Reputation: 161
I'm doing something like pattern matching in spark streaming app. What I want is updating a variable like broadcast variable, which however is mutable. Is there a way to do that? Any advice?
EDIT
Sorry for not being so clear. I am doing some CEP stuff on logs. I need to load the rules from elasticsearch while the spark application is running. And I wanna apply these rules on the worker side (on each RDD).
Upvotes: 1
Views: 1974
Reputation: 513
The idea here is to write a wrapper over the broadcast variable that gets refreshed periodically. Catch is to call this function inside transform (or any other variation) which allows RDD-RDD operations.

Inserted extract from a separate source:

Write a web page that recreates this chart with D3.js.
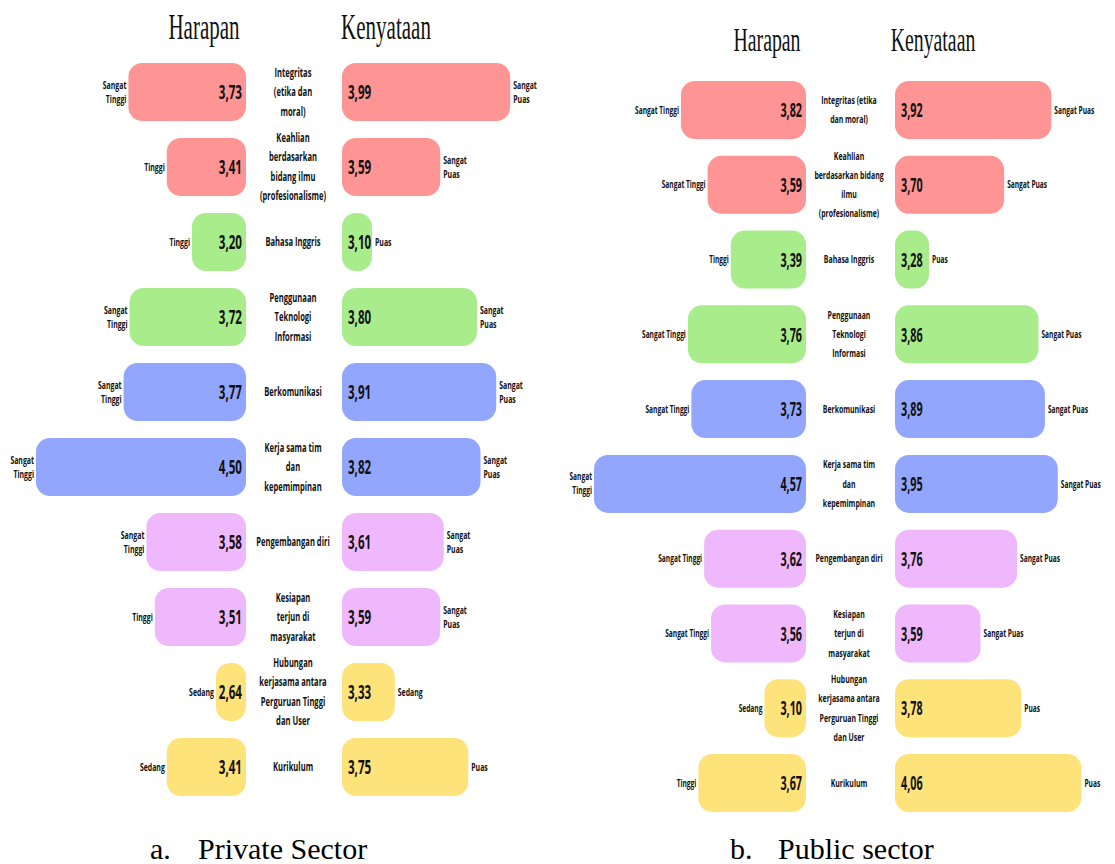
<!DOCTYPE html>
<html>
<head>
<meta charset="utf-8">
<script src="https://cdn.jsdelivr.net/npm/d3@7"></script>
<style>
  body { margin: 0; background: #fff; }
  svg { display: block; }
  .title { font-family: "Liberation Serif", serif; fill: #111; }
  .caption { font-family: "Liberation Serif", "Times New Roman", serif; fill: #000; }
  .lbl { font-family: "Open Sans", sans-serif; font-weight: 700; fill: #111; }
</style>
</head>
<body>
<script>
// skill names, line-broken the way each panel shows them
const privateSkills = [
  'Integritas\n(etika dan\nmoral)',
  'Keahlian\nberdasarkan\nbidang ilmu\n(profesionalisme)',
  'Bahasa Inggris',
  'Penggunaan\nTeknologi\nInformasi',
  'Berkomunikasi',
  'Kerja sama tim\ndan\nkepemimpinan',
  'Pengembangan diri',
  'Kesiapan\nterjun di\nmasyarakat',
  'Hubungan\nkerjasama antara\nPerguruan Tinggi\ndan User',
  'Kurikulum'
];
const publicSkills = [
  'Integritas (etika\ndan moral)',
  'Keahlian\nberdasarkan bidang\nilmu\n(profesionalisme)',
  'Bahasa Inggris',
  'Penggunaan\nTeknologi\nInformasi',
  'Berkomunikasi',
  'Kerja sama tim\ndan\nkepemimpinan',
  'Pengembangan diri',
  'Kesiapan\nterjun di\nmasyarakat',
  'Hubungan\nkerjasama antara\nPerguruan Tinggi\ndan User',
  'Kurikulum'
];

const groupColors = ['#fe9493', '#a9ec8b', '#93a6fe', '#efb8fc', '#fee27a'];
const skillGroup = [0, 0, 1, 1, 2, 2, 3, 3, 4, 4];

// a. Private sector
const privateHarapan = [3.73, 3.41, 3.20, 3.72, 3.77, 4.50, 3.58, 3.51, 2.64, 3.41];
const privateKenyataan = [3.99, 3.59, 3.10, 3.80, 3.91, 3.82, 3.61, 3.59, 3.33, 3.75];
const privateHarapanCat = ['Sangat\nTinggi', 'Tinggi', 'Tinggi', 'Sangat\nTinggi', 'Sangat\nTinggi',
  'Sangat\nTinggi', 'Sangat\nTinggi', 'Tinggi', 'Sedang', 'Sedang'];
const privateKenyataanCat = ['Sangat\nPuas', 'Sangat\nPuas', 'Puas', 'Sangat\nPuas', 'Sangat\nPuas',
  'Sangat\nPuas', 'Sangat\nPuas', 'Sangat\nPuas', 'Sedang', 'Puas'];

// b. Public sector
const publicHarapan = [3.82, 3.59, 3.39, 3.76, 3.73, 4.57, 3.62, 3.56, 3.10, 3.67];
const publicKenyataan = [3.92, 3.70, 3.28, 3.86, 3.89, 3.95, 3.76, 3.59, 3.78, 4.06];
const publicHarapanCat = ['Sangat Tinggi', 'Sangat Tinggi', 'Tinggi', 'Sangat Tinggi', 'Sangat Tinggi',
  'Sangat\nTinggi', 'Sangat Tinggi', 'Sangat Tinggi', 'Sedang', 'Tinggi'];
const publicKenyataanCat = ['Sangat Puas', 'Sangat Puas', 'Puas', 'Sangat Puas', 'Sangat Puas',
  'Sangat Puas', 'Sangat Puas', 'Sangat Puas', 'Puas', 'Puas'];

const fmt = v => d3.format('.2f')(v).replace('.', ',');

const svg = d3.select('body').append('svg')
  .attr('width', 1115)
  .attr('height', 864);

// condensed look: squeeze the text horizontally
function multiText(parent, x, y, str, o) {
  const lines = str.split('\n');
  const t = parent.append('text')
    .attr('class', o.cls || 'lbl')
    .attr('transform', `translate(${x},${y}) scale(${o.sx},1)`)
    .attr('text-anchor', o.anchor)
    .style('font-size', o.fs + 'px');
  lines.forEach((ln, j) => {
    t.append('tspan')
      .attr('x', 0)
      .attr('y', (j - (lines.length - 1) / 2) * o.lh)
      .attr('dy', '0.36em')
      .text(ln);
  });
  return t;
}

function drawPanel(cfg) {
  const g = svg.append('g');
  const barH = 58;

  const y = d3.scalePoint()
    .domain(d3.range(cfg.skills.length))
    .range(cfg.yRange);
  const xH = d3.scaleLinear().domain(cfg.hDomain).range(cfg.hRange).clamp(true);
  const xK = d3.scaleLinear().domain(cfg.kDomain).range(cfg.kRange).clamp(true);

  const rows = cfg.skills.map((s, i) => ({
    i, skill: s,
    h: cfg.harapan[i], k: cfg.kenyataan[i],
    hCat: cfg.hCat[i], kCat: cfg.kCat[i],
    color: groupColors[skillGroup[i]]
  }));

  // titles
  multiText(g, cfg.hTitleX, cfg.titleY, 'Harapan', {cls: 'title', sx: cfg.titleSx, fs: cfg.titleFs, lh: 0, anchor: 'middle'});
  multiText(g, cfg.kTitleX, cfg.titleY, 'Kenyataan', {cls: 'title', sx: cfg.titleSx, fs: cfg.titleFs, lh: 0, anchor: 'middle'});

  // Harapan bars grow to the left
  g.selectAll('rect.h').data(rows).join('rect')
    .attr('class', 'h')
    .attr('x', d => cfg.hRight - xH(d.h))
    .attr('y', d => y(d.i) - barH / 2)
    .attr('width', d => xH(d.h))
    .attr('height', barH)
    .attr('rx', 14)
    .attr('fill', d => d.color);

  // Kenyataan bars grow to the right
  g.selectAll('rect.k').data(rows).join('rect')
    .attr('class', 'k')
    .attr('x', cfg.kLeft)
    .attr('y', d => y(d.i) - barH / 2)
    .attr('width', d => xK(d.k))
    .attr('height', barH)
    .attr('rx', 14)
    .attr('fill', d => d.color);

  rows.forEach(d => {
    const cy = y(d.i);
    // values
    multiText(g, cfg.hRight - 4, cy, fmt(d.h), {sx: cfg.valSx, fs: 20, lh: 0, anchor: 'end'});
    multiText(g, cfg.kLeft + 6, cy, fmt(d.k), {sx: cfg.valSx, fs: 20, lh: 0, anchor: 'start'});
    // skill name in the middle
    multiText(g, cfg.centerX, cy, d.skill, {sx: 0.66, fs: cfg.centerFs, lh: cfg.centerLh, anchor: 'middle'});
    // category labels on the outside
    multiText(g, cfg.hRight - xH(d.h) - 2, cy, d.hCat, {sx: 0.66, fs: cfg.sideFs, lh: 14, anchor: 'end'});
    multiText(g, cfg.kLeft + xK(d.k) + 3, cy, d.kCat, {sx: 0.66, fs: cfg.sideFs, lh: 14, anchor: 'start'});
  });

  // caption
  g.append('text').attr('class', 'caption')
    .attr('x', cfg.capX).attr('y', 859).style('font-size', '30px')
    .text(cfg.capLetter);
  g.append('text').attr('class', 'caption')
    .attr('x', cfg.capX + 48).attr('y', 859).style('font-size', '30px')
    .text(cfg.capText);
}

drawPanel({
  skills: privateSkills,
  harapan: privateHarapan, kenyataan: privateKenyataan,
  hCat: privateHarapanCat, kCat: privateKenyataanCat,
  yRange: [92, 767],
  hRight: 246, kLeft: 342, centerX: 293,
  hDomain: [3.0, 4.5], hRange: [30, 210],
  kDomain: [3.2, 4.0], kRange: [30, 170],
  titleY: 26, hTitleX: 204, kTitleX: 386, titleFs: 35, titleSx: 0.6,
  valSx: 0.58, centerFs: 11.5, centerLh: 19.5, sideFs: 10.5,
  capX: 150, capLetter: 'a.', capText: 'Private Sector'
});

drawPanel({
  skills: publicSkills,
  harapan: publicHarapan, kenyataan: publicKenyataan,
  hCat: publicHarapanCat, kCat: publicKenyataanCat,
  yRange: [110, 783],
  hRight: 806, kLeft: 895, centerX: 849,
  hDomain: [3.0, 4.57], hRange: [30, 212],
  kDomain: [3.35, 4.1], kRange: [34, 195],
  titleY: 39, hTitleX: 767, kTitleX: 933, titleFs: 33, titleSx: 0.6,
  valSx: 0.54, centerFs: 10.5, centerLh: 19.3, sideFs: 10,
  capX: 730, capLetter: 'b.', capText: 'Public sector'
});
</script>
</body>
</html>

Code Snipped for the BroadcastWrapper class:
public class BroadcastWrapper {
private Broadcast<ReferenceData> broadcastVar;
private Date lastUpdatedAt = Calendar.getInstance().getTime();
private static BroadcastWrapper obj = new BroadcastWrapper();
private BroadcastWrapper(){}
public static BroadcastWrapper getInstance() {
return obj;
}
public JavaSparkContext getSparkContext(SparkContext sc) {
JavaSparkContext jsc = JavaSparkContext.fromSparkContext(sc);
return jsc;
}
public Broadcast<ReferenceData> updateAndGet(SparkContext sparkContext){
Date currentDate = Calendar.getInstance().getTime();
long diff = currentDate.getTime()-lastUpdatedAt.getTime();
if (var == null || diff > 60000) { //Lets say we want to refresh every 1 min = 60000 ms
if (var != null)
var.unpersist();
lastUpdatedAt = new Date(System.currentTimeMillis());
//Your logic to refresh
ReferenceData data = getRefData();
var = getSparkContext(sparkContext).broadcast(data);
}
return var;
}
}
To use this method we can do something like ->
objectStream.transform(stream -> {
Broadcast<ReferenceData> refdataBroadcast = BroadcastWrapper.getInstance().updateAndGet(stream.context());
/*Your code here*/
});
Please see my answer on another thread for better clarity https://stackoverflow.com/a/41259333/3166245
Upvotes: 2